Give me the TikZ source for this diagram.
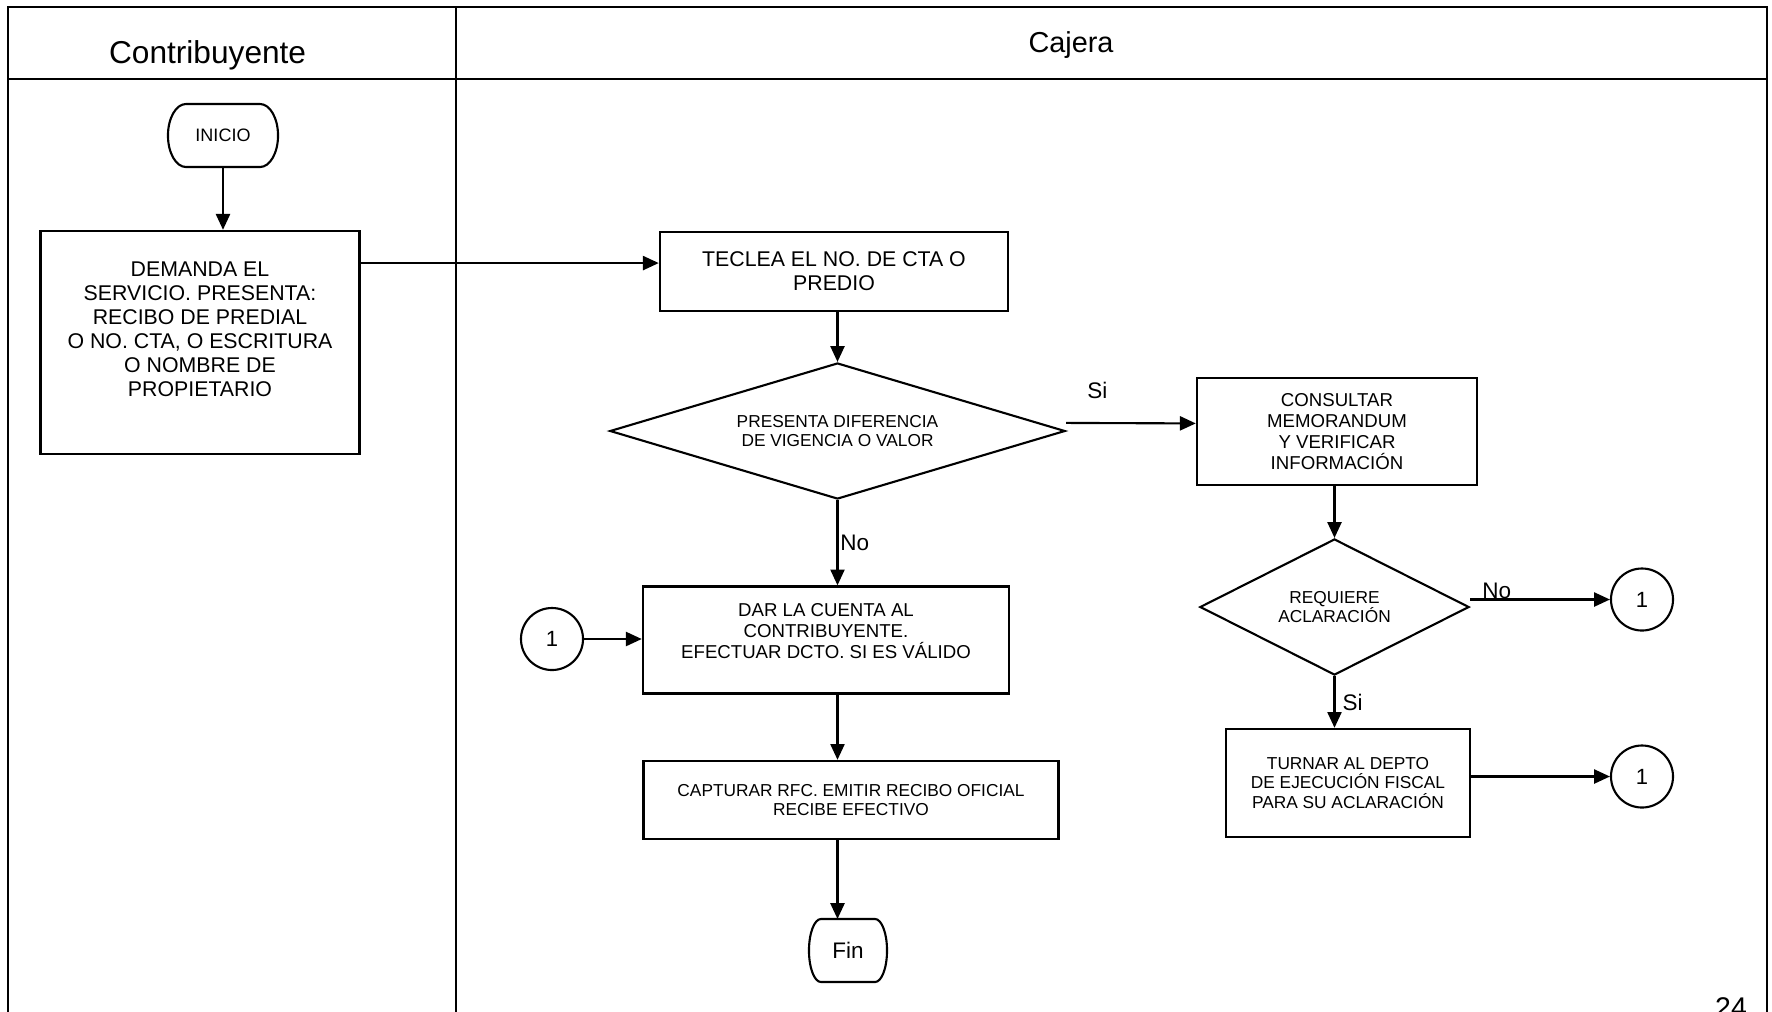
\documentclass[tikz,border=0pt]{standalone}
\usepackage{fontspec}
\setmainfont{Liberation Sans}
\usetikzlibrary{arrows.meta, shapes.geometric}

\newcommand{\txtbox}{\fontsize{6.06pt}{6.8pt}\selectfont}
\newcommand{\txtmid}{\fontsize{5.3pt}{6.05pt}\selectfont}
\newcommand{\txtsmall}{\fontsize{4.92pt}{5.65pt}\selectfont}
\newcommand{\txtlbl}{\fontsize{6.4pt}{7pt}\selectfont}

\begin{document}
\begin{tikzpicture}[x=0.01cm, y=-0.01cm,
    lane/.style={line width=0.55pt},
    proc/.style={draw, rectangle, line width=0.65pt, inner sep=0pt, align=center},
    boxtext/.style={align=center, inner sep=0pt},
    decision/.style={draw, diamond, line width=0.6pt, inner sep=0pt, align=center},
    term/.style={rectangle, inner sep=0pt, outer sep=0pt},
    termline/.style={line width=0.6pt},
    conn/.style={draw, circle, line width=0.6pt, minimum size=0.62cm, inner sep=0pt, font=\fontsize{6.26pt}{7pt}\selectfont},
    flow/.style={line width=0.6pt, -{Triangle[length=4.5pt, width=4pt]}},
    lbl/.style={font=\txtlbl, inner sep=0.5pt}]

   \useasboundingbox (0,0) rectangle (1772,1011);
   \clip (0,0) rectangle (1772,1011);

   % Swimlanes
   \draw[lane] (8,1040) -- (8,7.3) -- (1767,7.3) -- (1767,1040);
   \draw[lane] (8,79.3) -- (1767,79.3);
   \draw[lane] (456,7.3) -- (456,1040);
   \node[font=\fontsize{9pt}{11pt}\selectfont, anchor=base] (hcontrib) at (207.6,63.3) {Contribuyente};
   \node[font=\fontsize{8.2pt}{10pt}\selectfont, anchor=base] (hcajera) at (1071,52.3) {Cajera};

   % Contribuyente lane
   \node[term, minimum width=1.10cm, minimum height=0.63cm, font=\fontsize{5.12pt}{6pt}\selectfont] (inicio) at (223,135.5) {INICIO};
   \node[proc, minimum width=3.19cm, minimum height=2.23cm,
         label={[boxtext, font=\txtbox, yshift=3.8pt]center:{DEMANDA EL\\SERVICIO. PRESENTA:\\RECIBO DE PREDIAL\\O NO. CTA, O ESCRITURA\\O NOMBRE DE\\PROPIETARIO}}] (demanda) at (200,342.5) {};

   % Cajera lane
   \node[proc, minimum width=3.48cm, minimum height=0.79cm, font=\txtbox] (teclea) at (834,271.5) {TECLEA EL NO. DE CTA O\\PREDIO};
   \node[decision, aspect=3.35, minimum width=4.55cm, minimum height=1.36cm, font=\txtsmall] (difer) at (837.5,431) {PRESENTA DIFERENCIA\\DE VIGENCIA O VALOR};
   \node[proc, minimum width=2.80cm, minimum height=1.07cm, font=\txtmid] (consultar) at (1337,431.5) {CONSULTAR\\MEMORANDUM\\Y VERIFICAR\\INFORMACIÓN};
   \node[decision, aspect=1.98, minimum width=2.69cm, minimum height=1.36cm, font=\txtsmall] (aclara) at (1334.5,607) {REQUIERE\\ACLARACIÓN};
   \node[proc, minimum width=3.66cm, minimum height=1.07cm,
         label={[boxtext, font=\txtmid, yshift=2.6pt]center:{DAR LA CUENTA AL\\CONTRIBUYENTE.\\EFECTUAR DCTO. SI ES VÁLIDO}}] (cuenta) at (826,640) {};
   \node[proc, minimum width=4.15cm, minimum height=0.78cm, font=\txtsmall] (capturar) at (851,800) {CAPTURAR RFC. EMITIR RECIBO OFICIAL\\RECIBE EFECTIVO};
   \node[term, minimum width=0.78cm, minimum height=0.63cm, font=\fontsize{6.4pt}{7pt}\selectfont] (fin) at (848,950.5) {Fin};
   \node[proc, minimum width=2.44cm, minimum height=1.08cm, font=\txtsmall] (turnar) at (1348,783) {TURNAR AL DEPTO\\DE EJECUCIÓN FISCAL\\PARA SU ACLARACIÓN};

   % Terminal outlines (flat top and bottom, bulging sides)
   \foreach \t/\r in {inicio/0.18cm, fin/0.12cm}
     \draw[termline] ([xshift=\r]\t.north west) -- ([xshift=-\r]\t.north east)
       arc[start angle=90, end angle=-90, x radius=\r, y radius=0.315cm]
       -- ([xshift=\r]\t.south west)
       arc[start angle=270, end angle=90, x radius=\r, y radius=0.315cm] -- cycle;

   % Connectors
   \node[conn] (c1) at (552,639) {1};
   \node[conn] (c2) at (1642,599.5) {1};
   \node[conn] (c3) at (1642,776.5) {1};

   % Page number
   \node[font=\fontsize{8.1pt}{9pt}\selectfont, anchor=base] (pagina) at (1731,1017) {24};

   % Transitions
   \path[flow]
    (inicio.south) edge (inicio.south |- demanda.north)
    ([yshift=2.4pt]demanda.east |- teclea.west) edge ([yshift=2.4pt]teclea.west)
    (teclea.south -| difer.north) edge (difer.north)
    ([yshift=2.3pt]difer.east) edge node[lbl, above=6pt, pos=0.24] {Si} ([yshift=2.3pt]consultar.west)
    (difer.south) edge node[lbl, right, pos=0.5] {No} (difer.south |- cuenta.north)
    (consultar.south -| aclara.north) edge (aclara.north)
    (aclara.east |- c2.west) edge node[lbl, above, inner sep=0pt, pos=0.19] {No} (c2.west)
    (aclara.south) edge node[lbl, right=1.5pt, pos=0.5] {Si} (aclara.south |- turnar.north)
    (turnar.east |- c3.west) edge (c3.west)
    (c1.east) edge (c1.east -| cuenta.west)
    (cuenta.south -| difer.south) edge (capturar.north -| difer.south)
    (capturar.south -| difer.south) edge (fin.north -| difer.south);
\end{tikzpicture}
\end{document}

***

[STATED GOAL]
The listing above must be printed again exactly, minus its pictures.

[RESPONSE TO THIS EXERCISE]
Give me the TikZ source for this diagram.
\documentclass[tikz,border=0pt]{standalone}
\usepackage{fontspec}
\setmainfont{Liberation Sans}
\usetikzlibrary{arrows.meta, shapes.geometric}

\newcommand{\txtbox}{\fontsize{6.06pt}{6.8pt}\selectfont}
\newcommand{\txtmid}{\fontsize{5.3pt}{6.05pt}\selectfont}
\newcommand{\txtsmall}{\fontsize{4.92pt}{5.65pt}\selectfont}
\newcommand{\txtlbl}{\fontsize{6.4pt}{7pt}\selectfont}

\begin{document}
\begin{tikzpicture}[x=0.01cm, y=-0.01cm,
    lane/.style={line width=0.55pt},
    proc/.style={draw, rectangle, line width=0.65pt, inner sep=0pt, align=center},
    boxtext/.style={align=center, inner sep=0pt},
    decision/.style={draw, diamond, line width=0.6pt, inner sep=0pt, align=center},
    term/.style={rectangle, inner sep=0pt, outer sep=0pt},
    termline/.style={line width=0.6pt},
    conn/.style={draw, circle, line width=0.6pt, minimum size=0.62cm, inner sep=0pt, font=\fontsize{6.26pt}{7pt}\selectfont},
    flow/.style={line width=0.6pt, -{Triangle[length=4.5pt, width=4pt]}},
    lbl/.style={font=\txtlbl, inner sep=0.5pt}]

   \useasboundingbox (0,0) rectangle (1772,1011);
   \clip (0,0) rectangle (1772,1011);

   % Swimlanes
   \draw[lane] (8,1040) -- (8,7.3) -- (1767,7.3) -- (1767,1040);
   \draw[lane] (8,79.3) -- (1767,79.3);
   \draw[lane] (456,7.3) -- (456,1040);
   \node[font=\fontsize{9pt}{11pt}\selectfont, anchor=base] (hcontrib) at (207.6,63.3) {Contribuyente};
   \node[font=\fontsize{8.2pt}{10pt}\selectfont, anchor=base] (hcajera) at (1071,52.3) {Cajera};

   % Contribuyente lane
   \node[term, minimum width=1.10cm, minimum height=0.63cm, font=\fontsize{5.12pt}{6pt}\selectfont] (inicio) at (223,135.5) {INICIO};
   \node[proc, minimum width=3.19cm, minimum height=2.23cm,
         label={[boxtext, font=\txtbox, yshift=3.8pt]center:{DEMANDA EL\\SERVICIO. PRESENTA:\\RECIBO DE PREDIAL\\O NO. CTA, O ESCRITURA\\O NOMBRE DE\\PROPIETARIO}}] (demanda) at (200,342.5) {};

   % Cajera lane
   \node[proc, minimum width=3.48cm, minimum height=0.79cm, font=\txtbox] (teclea) at (834,271.5) {TECLEA EL NO. DE CTA O\\PREDIO};
   \node[decision, aspect=3.35, minimum width=4.55cm, minimum height=1.36cm, font=\txtsmall] (difer) at (837.5,431) {PRESENTA DIFERENCIA\\DE VIGENCIA O VALOR};
   \node[proc, minimum width=2.80cm, minimum height=1.07cm, font=\txtmid] (consultar) at (1337,431.5) {CONSULTAR\\MEMORANDUM\\Y VERIFICAR\\INFORMACIÓN};
   \node[decision, aspect=1.98, minimum width=2.69cm, minimum height=1.36cm, font=\txtsmall] (aclara) at (1334.5,607) {REQUIERE\\ACLARACIÓN};
   \node[proc, minimum width=3.66cm, minimum height=1.07cm,
         label={[boxtext, font=\txtmid, yshift=2.6pt]center:{DAR LA CUENTA AL\\CONTRIBUYENTE.\\EFECTUAR DCTO. SI ES VÁLIDO}}] (cuenta) at (826,640) {};
   \node[proc, minimum width=4.15cm, minimum height=0.78cm, font=\txtsmall] (capturar) at (851,800) {CAPTURAR RFC. EMITIR RECIBO OFICIAL\\RECIBE EFECTIVO};
   \node[term, minimum width=0.78cm, minimum height=0.63cm, font=\fontsize{6.4pt}{7pt}\selectfont] (fin) at (848,950.5) {Fin};
   \node[proc, minimum width=2.44cm, minimum height=1.08cm, font=\txtsmall] (turnar) at (1348,783) {TURNAR AL DEPTO\\DE EJECUCIÓN FISCAL\\PARA SU ACLARACIÓN};

   % Terminal outlines (flat top and bottom, bulging sides)
   \foreach \t/\r in {inicio/0.18cm, fin/0.12cm}
     \draw[termline] ([xshift=\r]\t.north west) -- ([xshift=-\r]\t.north east)
       arc[start angle=90, end angle=-90, x radius=\r, y radius=0.315cm]
       -- ([xshift=\r]\t.south west)
       arc[start angle=270, end angle=90, x radius=\r, y radius=0.315cm] -- cycle;

   % Connectors
   \node[conn] (c1) at (552,639) {1};
   \node[conn] (c2) at (1642,599.5) {1};
   \node[conn] (c3) at (1642,776.5) {1};

   % Page number
   \node[font=\fontsize{8.1pt}{9pt}\selectfont, anchor=base] (pagina) at (1731,1017) {24};

   % Transitions
   \path[flow]
    (inicio.south) edge (inicio.south |- demanda.north)
    ([yshift=2.4pt]demanda.east |- teclea.west) edge ([yshift=2.4pt]teclea.west)
    (teclea.south -| difer.north) edge (difer.north)
    ([yshift=2.3pt]difer.east) edge node[lbl, above=6pt, pos=0.24] {Si} ([yshift=2.3pt]consultar.west)
    (difer.south) edge node[lbl, right, pos=0.5] {No} (difer.south |- cuenta.north)
    (consultar.south -| aclara.north) edge (aclara.north)
    (aclara.east |- c2.west) edge node[lbl, above, inner sep=0pt, pos=0.19] {No} (c2.west)
    (aclara.south) edge node[lbl, right=1.5pt, pos=0.5] {Si} (aclara.south |- turnar.north)
    (turnar.east |- c3.west) edge (c3.west)
    (c1.east) edge (c1.east -| cuenta.west)
    (cuenta.south -| difer.south) edge (capturar.north -| difer.south)
    (capturar.south -| difer.south) edge (fin.north -| difer.south);
\end{tikzpicture}
\end{document}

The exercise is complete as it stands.